## GOAL OF THE EXERCISE
Reproduce, character for character, the lines below from the first through the one with "plt.rcParams['mathtext.bf'] = 'Liberation". Leave pictures out.

## SUPPLIED MATERIAL

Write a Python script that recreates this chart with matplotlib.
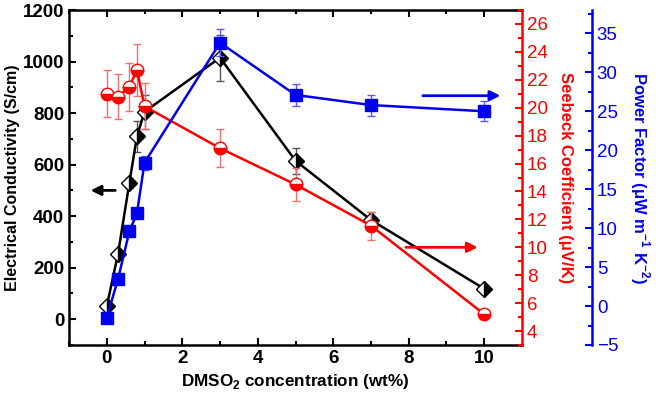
import numpy as np
import matplotlib
matplotlib.use('Agg')
import matplotlib.pyplot as plt

plt.rcParams['font.family'] = ['Liberation Sans', 'DejaVu Sans']
plt.rcParams['mathtext.fontset'] = 'custom'
plt.rcParams['mathtext.rm'] = 'Liberation Sans'
plt.rcParams['mathtext.bf'] = 'Liberation Sans:bold'

# data
conc = [0, 0.3, 0.6, 0.8, 1, 3, 5, 7, 10]
sigma = [50, 255, 530, 710, 805, 1015, 615, 385, 118]
sigma_err = [0, 0, 20, 60, 65, 90, 50, 30, 10]
seebeck = [21.0, 20.8, 21.5, 22.7, 20.1, 17.1, 14.5, 11.55, 5.2]
seebeck_err = [1.7, 1.6, 1.7, 1.85, 1.65, 1.35, 1.2, 1.0, 0.2]
pf = [-1.5, 3.5, 9.6, 11.9, 18.4, 33.8, 27.1, 25.8, 25.0]
pf_err = [0, 0, 0, 0, 0.9, 1.75, 1.45, 1.35, 1.3]

fig = plt.figure(figsize=(6.61, 4.01), dpi=100)
ax = fig.add_axes([0.1044, 0.1397, 0.6853, 0.8353])
ax2 = ax.twinx()
ax3 = ax.twinx()

red = '#ff0000'
blue = '#0000ee'

ax.errorbar(conc, sigma, yerr=sigma_err, color='k', lw=1.8, marker='D', ms=8,
            fillstyle='right', markerfacecoloralt='white', mec='k',
            ecolor='#555555', elinewidth=1, capsize=3, zorder=3)
ax2.errorbar(conc, seebeck, yerr=seebeck_err, color=red, lw=1.8, marker='o', ms=9,
             fillstyle='bottom', markerfacecoloralt='white', mec=red,
             ecolor='#f07070', elinewidth=1, capsize=3)
ax3.errorbar(conc, pf, yerr=pf_err, color=blue, lw=1.8, marker='s', ms=8,
             mec=blue, ecolor='#5a5aee', elinewidth=1, capsize=3)

ax.set_xlim(-1, 11)
ax.set_ylim(-100, 1200)
ax2.set_ylim(3, 27)
ax3.set_ylim(-4.8, 38)

ax.set_xticks([0, 2, 4, 6, 8, 10])
ax.set_xticks(np.arange(-1, 11, 1), minor=True)
ax.set_yticks([0, 200, 400, 600, 800, 1000, 1200])
ax.set_yticks(np.arange(-100, 1200, 100), minor=True)
ax2.set_yticks(np.arange(4, 27, 2))
ax2.set_yticks(np.arange(3, 28, 1), minor=True)
ax3.set_yticks(np.arange(-5, 36, 5))
ax3.set_yticks(np.arange(-5, 38, 2.5), minor=True)

for s in ['left', 'bottom', 'top']:
    ax.spines[s].set_linewidth(1.8)
ax.spines['right'].set_visible(False)
ax.tick_params(which='both', direction='in', width=1.5, top=True, right=False,
               labelsize=13.5)
ax.tick_params(which='major', length=5)
ax.tick_params(which='minor', length=3)
for lab in ax.get_xticklabels() + ax.get_yticklabels():
    lab.set_fontweight('bold')

ax2.spines['right'].set_color(red)
ax2.spines['right'].set_linewidth(1.8)
for s in ['left', 'top', 'bottom']:
    ax2.spines[s].set_visible(False)
ax2.tick_params(which='both', direction='in', colors=red, width=1.5, labelsize=13.5)
ax2.tick_params(which='major', length=5)
ax2.tick_params(which='minor', length=3)

ax3.spines['right'].set_position(('axes', 1.1545))
ax3.spines['right'].set_color(blue)
ax3.spines['right'].set_linewidth(1.8)
for s in ['left', 'top', 'bottom']:
    ax3.spines[s].set_visible(False)
ax3.tick_params(which='both', direction='in', colors=blue, width=1.5, labelsize=13.5)
ax3.tick_params(which='major', length=5)
ax3.tick_params(which='minor', length=3)

ax.set_xlabel(r'DMSO$_\mathbf{2}$ concentration (wt%)', fontsize=12.3, fontweight='bold')
ax.set_ylabel('Electrical Conductivity (S/cm)', fontsize=11.5, fontweight='bold',
              labelpad=2)
ax2.set_ylabel('Seebeck Coefficient (\u03bcV/K)', fontsize=12, fontweight='bold',
               color=red, rotation=270, labelpad=18)
ax3.set_ylabel(r'Power Factor ($\mathbf{\mu}$W m$^\mathbf{-1}$ K$^\mathbf{-2}$)',
               fontsize=12, fontweight='bold', color=blue, rotation=270, labelpad=24)

ax.annotate('', xy=(-0.5, 500), xytext=(0.3, 500),
            arrowprops=dict(arrowstyle='-|>', color='k', lw=2, mutation_scale=15))
ax2.annotate('', xy=(9.9, 10), xytext=(7.85, 10),
             arrowprops=dict(arrowstyle='-|>', color=red, lw=2, mutation_scale=15))
ax3.annotate('', xy=(10.5, 27), xytext=(8.3, 27),
             arrowprops=dict(arrowstyle='-|>', color=blue, lw=2, mutation_scale=15))

fig.savefig('out.png', dpi=100)
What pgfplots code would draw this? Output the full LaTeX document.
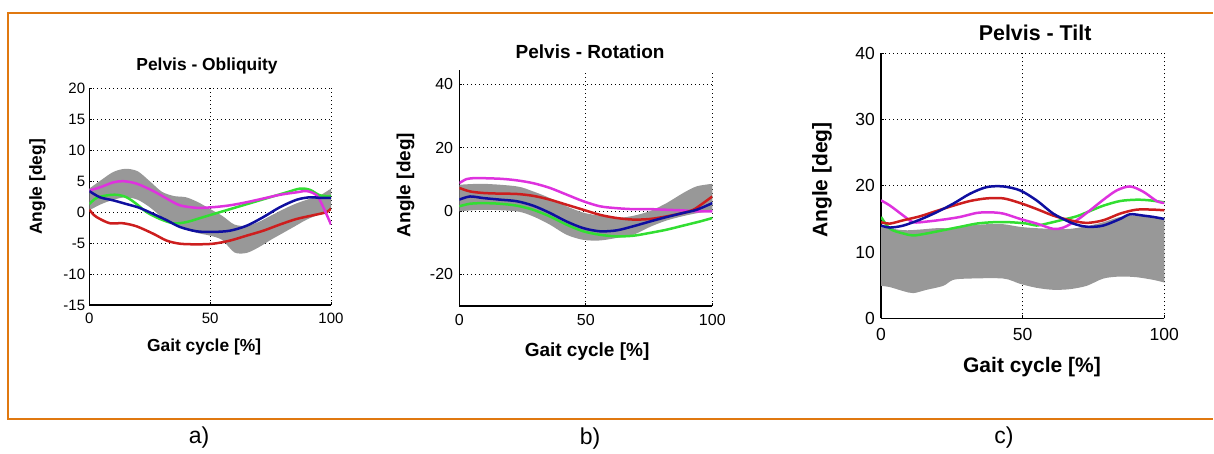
\documentclass[border=0pt]{standalone}
\usepackage{fontspec}
\setmainfont{Liberation Sans}
\usepackage{pgfplots}
\pgfplotsset{compat=1.18}
\usepgfplotslibrary{fillbetween}
\definecolor{frameorange}{RGB}{224,120,16}
\definecolor{bandgray}{RGB}{152,152,152}
\definecolor{cred}{RGB}{205,30,30}
\definecolor{cmag}{RGB}{222,50,222}
\definecolor{cgreen}{RGB}{50,222,50}
\definecolor{cblue}{RGB}{15,15,160}
\pgfplotsset{
  matlab/.style={
    scale only axis,
    axis x line*=bottom, axis y line*=left,
    xmin=0, xmax=100, xtick={0,50,100},
    grid=major,
    grid style={black, line width=0.8bp, dash pattern=on 1bp off 3bp},
    tick align=inside, major tick length=3bp,
    axis line style={black, line width=1.1bp},
    tick style={black, line width=0.8bp},
    /pgf/number format/assume math mode=true,
    every axis title shift=0pt,
    title style={anchor=center},
    xlabel style={anchor=center},
    ylabel style={anchor=center},
    every axis plot/.append style={line width=2.5bp},
  },
  band/.style={draw=none, forget plot},
}
\begin{document}
\begin{tikzpicture}
\path (0,0) rectangle (1214bp,452bp);
% frame
\draw[frameorange, line width=2bp] (1213bp,439bp) -- (8.4bp,439bp) -- (8.4bp,32.5bp) -- (1213bp,32.5bp);

% ---------- a) Obliquity
\begin{axis}[matlab,
  at={(89.3bp,147bp)}, anchor=south west,
  width=241.7bp, height=216.7bp,
  ymin=-15, ymax=20, ytick={-15,-10,-5,0,5,10,15,20},
  ticklabel style={font=\fontsize{15bp}{17bp}\selectfont},
  xticklabel style={anchor=center, inner sep=0pt, yshift=-13bp},
  yticklabel style={anchor=east, inner sep=0pt, xshift=-4bp},
  title={Pelvis - Obliquity},
  title style={at={(0.487,1.103)}, font=\bfseries\fontsize{17.4bp}{20bp}\selectfont},
  xlabel={Gait cycle [\%]},
  xlabel style={at={(0.475,-0.194)}, font=\bfseries\fontsize{17.4bp}{20bp}\selectfont},
  ylabel={Angle [deg]},
  ylabel style={at={(-0.215,0.545)}, font=\bfseries\fontsize{17.4bp}{20bp}\selectfont},
]
\addplot[band, name path=aU, smooth] coordinates {(0,3.8)(5,5.2)(10,6.5)(15,7.0)(20,6.6)(25,5.0)(30,3.3)(35,2.6)(40,2.4)(45,1.6)(50,0.5)(55,-0.6)(60,-2.0)(65,-2.2)(70,-1.6)(75,-0.6)(80,0.4)(85,1.3)(90,2.0)(95,2.6)(100,3.8)};
\addplot[band, name path=aL, smooth] coordinates {(0,0.3)(5,1.3)(10,2.0)(15,2.4)(20,2.0)(25,0.8)(30,-0.8)(35,-2.0)(40,-2.8)(45,-3.4)(50,-3.8)(55,-4.5)(60,-6.5)(65,-6.6)(70,-5.7)(75,-4.5)(80,-3.4)(85,-2.3)(90,-1.2)(95,-0.4)(100,0.3)};
\addplot[bandgray, forget plot] fill between[of=aU and aL];
\addplot[cgreen, smooth] coordinates {(0,1.3)(3,2.3)(7.2,2.7)(11.3,2.8)(15.4,2.4)(19.6,1.3)(23.7,0)(29.2,-1.1)(34.8,-1.8)(40.3,-1.6)(47.2,-0.8)(54.1,0)(61,0.8)(67.9,1.6)(74.8,2.4)(81.7,3.2)(87.2,3.8)(91.3,3.6)(95.5,2.7)(100,2.6)};
\addplot[cred, smooth] coordinates {(0,0.4)(2,-0.5)(4.4,-1.1)(8.6,-1.8)(14,-1.8)(19.6,-2.3)(26.5,-3.5)(32,-4.6)(37.5,-5.1)(44.4,-5.2)(51.3,-5.1)(58.2,-4.6)(65.1,-3.8)(72,-3.0)(78.9,-2.0)(85.8,-1.1)(92.7,-0.5)(98.2,0)(100,0.6)};
\addplot[cmag, smooth] coordinates {(0,3.5)(4.4,4.0)(9.9,4.8)(14,5.0)(19.6,4.6)(26.5,3.4)(32,2.2)(37.5,1.1)(44.4,0.7)(51.3,0.8)(58.2,1.1)(65.1,1.6)(72,2.2)(78.9,2.8)(85.8,3.2)(90,3.4)(94.1,2.7)(96.8,0.8)(100,-2.0)};
\addplot[cblue, smooth] coordinates {(0,3.4)(4.4,2.4)(9.9,1.9)(15.4,1.3)(20.7,0.7)(26.5,-0.3)(32,-1.3)(37.5,-2.4)(44.4,-3.1)(51.3,-3.2)(58.2,-3.0)(65.1,-2.2)(72,-0.8)(78.9,0.8)(85.8,2.0)(91.3,2.4)(95.5,2.3)(100,2.3)};
\end{axis}

% ---------- b) Rotation
\begin{axis}[matlab,
  at={(459.3bp,146bp)}, anchor=south west,
  width=253bp, height=235.8bp,
  ymin=-30, ymax=44.5, ytick={-20,0,20,40},
  ticklabel style={font=\fontsize{16bp}{18bp}\selectfont},
  xticklabel style={anchor=center, inner sep=0pt, yshift=-14bp},
  yticklabel style={anchor=east, inner sep=0pt, xshift=-6bp},
  title={Pelvis - Rotation},
  title style={at={(0.517,1.077)}, font=\bfseries\fontsize{19bp}{22bp}\selectfont},
  xlabel={Gait cycle [\%]},
  xlabel style={at={(0.505,-0.195)}, font=\bfseries\fontsize{19bp}{22bp}\selectfont},
  ylabel={Angle [deg]},
  ylabel style={at={(-0.213,0.513)}, font=\bfseries\fontsize{19bp}{22bp}\selectfont},
]
\addplot[band, name path=bU, smooth] coordinates {(0,8.3)(9.5,8.6)(22.7,7.8)(29.2,6.2)(35.8,4.1)(42.4,1.5)(49,-0.5)(55.6,-1.5)(62.2,-2.2)(68.8,-1.5)(75.4,0)(81.9,2.5)(88.5,5.7)(93.8,7.8)(100,8.6)};
\addplot[band, name path=bL, smooth] coordinates {(0,-0.1)(9.5,0.4)(22.7,-0.1)(29.2,-1.7)(35.8,-4.3)(42.4,-7.5)(49,-9.1)(55.6,-9.3)(62.2,-8.5)(68.8,-7.5)(75.4,-5.0)(81.9,-3.0)(88.5,-1.6)(95.1,-0.5)(100,0)};
\addplot[bandgray, forget plot] fill between[of=bU and bL];
\addplot[cgreen, smooth] coordinates {(0,1.5)(4.2,2.3)(9.5,2.5)(16.1,2.3)(22.7,1.7)(29.2,0.4)(35.8,-1.7)(42.4,-4.3)(49,-6.4)(55.6,-7.5)(62.2,-8.0)(68.8,-7.8)(75.4,-6.9)(81.9,-5.9)(88.5,-4.6)(95.1,-3.3)(100,-2.2)};
\addplot[cmag, smooth] coordinates {(0,8.8)(2.9,10.1)(6.9,10.4)(16.1,10.2)(22.7,9.7)(29.2,8.8)(35.8,7.3)(42.4,5.2)(49,3.1)(55.6,1.5)(62.2,0.9)(68.8,0.6)(75.4,0.6)(81.9,0.4)(88.5,0.2)(93.8,-0.1)(100,-0.1)};
\addplot[cred, smooth] coordinates {(0,7.3)(4.2,6.2)(9.5,5.7)(16.1,5.5)(22.7,5.4)(29.2,4.8)(35.8,3.6)(42.4,2.0)(49,0.4)(55.6,-1.2)(62.2,-2.2)(68.8,-2.7)(75.4,-2.5)(81.9,-1.7)(88.5,-0.6)(92.5,0.4)(96.4,2.5)(100,4.6)};
\addplot[cblue, smooth] coordinates {(0,3.6)(4.2,4.6)(9.5,4.1)(16.1,3.6)(22.7,3.1)(29.2,1.7)(35.8,-0.6)(42.4,-3.3)(49,-5.4)(55.6,-6.4)(62.2,-6.1)(68.8,-4.8)(75.4,-3.3)(81.9,-1.9)(88.5,-0.6)(93.8,0.4)(100,2.5)};
\end{axis}

% ---------- c) Tilt
\begin{axis}[matlab,
  at={(881bp,133.7bp)}, anchor=south west,
  width=283.3bp, height=265bp,
  ymin=0, ymax=40, ytick={0,10,20,30,40},
  ticklabel style={font=\fontsize{17.5bp}{20bp}\selectfont},
  xticklabel style={anchor=center, inner sep=0pt, yshift=-16bp},
  yticklabel style={anchor=east, inner sep=0pt, xshift=-6bp},
  title={Pelvis - Tilt},
  title style={at={(0.544,1.078)}, font=\bfseries\fontsize{21.4bp}{24bp}\selectfont},
  xlabel={Gait cycle [\%]},
  xlabel style={at={(0.533,-0.184)}, font=\bfseries\fontsize{21bp}{24bp}\selectfont},
  ylabel={Angle [deg]},
  ylabel style={at={(-0.208,0.522)}, font=\bfseries\fontsize{21bp}{24bp}\selectfont},
]
\addplot[band, name path=cU, smooth] coordinates {(0,13.8)(7.9,13.3)(13.8,13.4)(19.6,13.6)(25.5,13.6)(31.4,14.0)(37.3,14.2)(43.2,14.2)(49.1,13.8)(54.9,13.6)(60.8,13.5)(66.7,13.5)(72.6,13.9)(78.5,14.5)(84.4,15.3)(90.2,15.5)(96.1,15.4)(100,15.0)};
\addplot[band, name path=cL, smooth] coordinates {(0,4.9)(3.2,4.7)(7.9,4.1)(11.4,3.8)(16.1,4.3)(22,4.9)(25.5,5.8)(31.4,6.0)(43.2,6.0)(49.1,5.2)(54.9,4.6)(60.8,4.3)(66.7,4.4)(72.6,4.9)(78.5,6.0)(84.4,6.3)(90.2,6.2)(96.1,5.8)(100,5.4)};
\addplot[bandgray, forget plot] fill between[of=cU and cL];
\addplot[cgreen, smooth] coordinates {(0,15.3)(3.2,13.5)(7.9,12.8)(11.4,12.5)(16.1,12.8)(22,13.3)(27.9,13.8)(33.8,14.3)(39.6,14.5)(45.5,14.5)(51.4,14.3)(54.9,14.0)(59.6,14.4)(64.4,14.9)(69.1,15.4)(73.8,16.2)(78.5,17.0)(84.4,17.7)(90.2,17.9)(94.9,17.8)(100,17.5)};
\addplot[cmag, smooth] coordinates {(0,17.8)(3.2,17.0)(7.9,15.5)(11.4,14.5)(16.1,14.6)(22,14.9)(27.9,15.3)(33.8,15.9)(38.5,16.0)(43.2,15.8)(49.1,15.0)(54.9,14.3)(60.8,13.5)(64.4,13.7)(69.1,14.8)(73.8,16.3)(78.5,17.9)(83.2,19.3)(87.9,19.9)(92.6,19.1)(97.3,17.7)(100,17.4)};
\addplot[cred, smooth] coordinates {(0,14.5)(3.2,14.3)(7.9,14.8)(13.8,15.4)(19.6,16.2)(25.5,17.0)(31.4,17.7)(37.3,18.1)(43.2,18.1)(49.1,17.4)(54.9,16.5)(60.8,15.5)(66.7,14.8)(72.6,14.4)(78.5,14.8)(84.4,15.8)(90.2,16.4)(96.1,16.4)(100,16.3)};
\addplot[cblue, smooth] coordinates {(0,14.0)(3.2,13.7)(7.9,14.0)(13.8,14.9)(19.6,16.0)(25.5,17.3)(31.4,18.8)(37.3,19.8)(43.2,19.9)(49.1,19.3)(54.9,17.8)(60.8,15.8)(66.7,14.5)(70.2,14.0)(73.8,13.8)(78.5,14.0)(84.4,15.0)(87.9,15.7)(92.6,15.5)(96.1,15.3)(100,15.0)};
\end{axis}

% sub-figure letters
\node[font=\fontsize{23bp}{26bp}\selectfont] at (199bp,14bp) {a)};
\node[font=\fontsize{23bp}{26bp}\selectfont] at (590bp,13bp) {b)};
\node[font=\fontsize{23bp}{26bp}\selectfont] at (1004bp,14bp) {c)};
\end{tikzpicture}
\end{document}
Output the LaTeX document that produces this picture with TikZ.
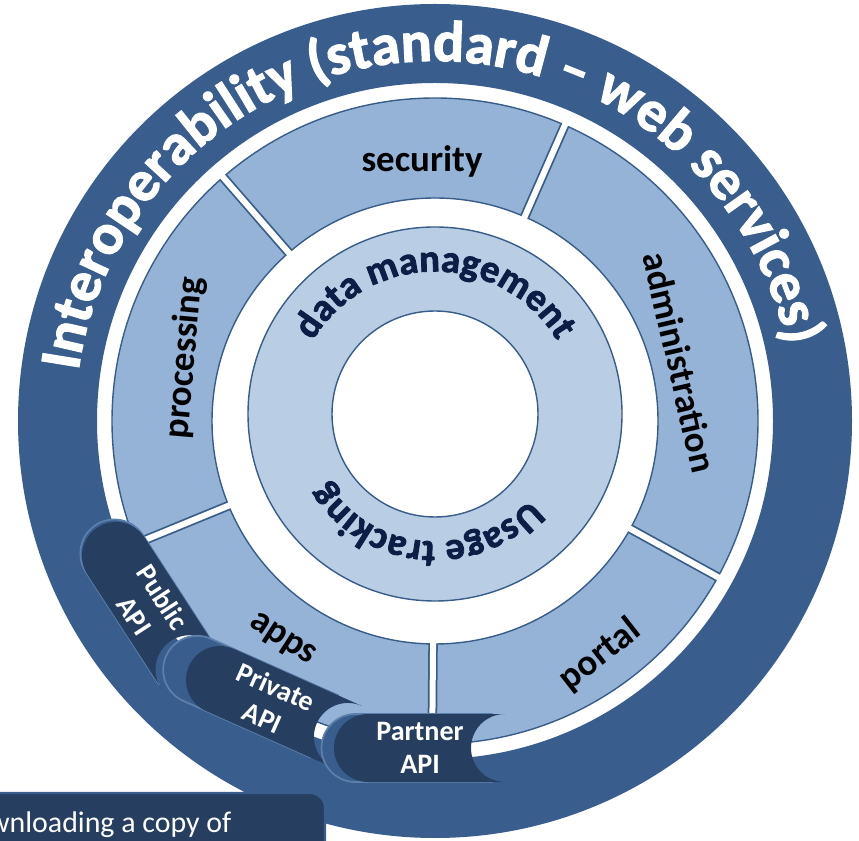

## SOLUTION TO THIS PROBLEM
Write a Python script that recreates this chart with matplotlib.
import numpy as np
import matplotlib
matplotlib.use('Agg')
import matplotlib.pyplot as plt

plt.rcParams['font.family'] = ['Liberation Sans', 'DejaVu Sans']
plt.rcParams['mathtext.fontset'] = 'custom'
plt.rcParams['mathtext.rm'] = 'Liberation Sans'
plt.rcParams['mathtext.bf'] = 'Liberation Sans:bold'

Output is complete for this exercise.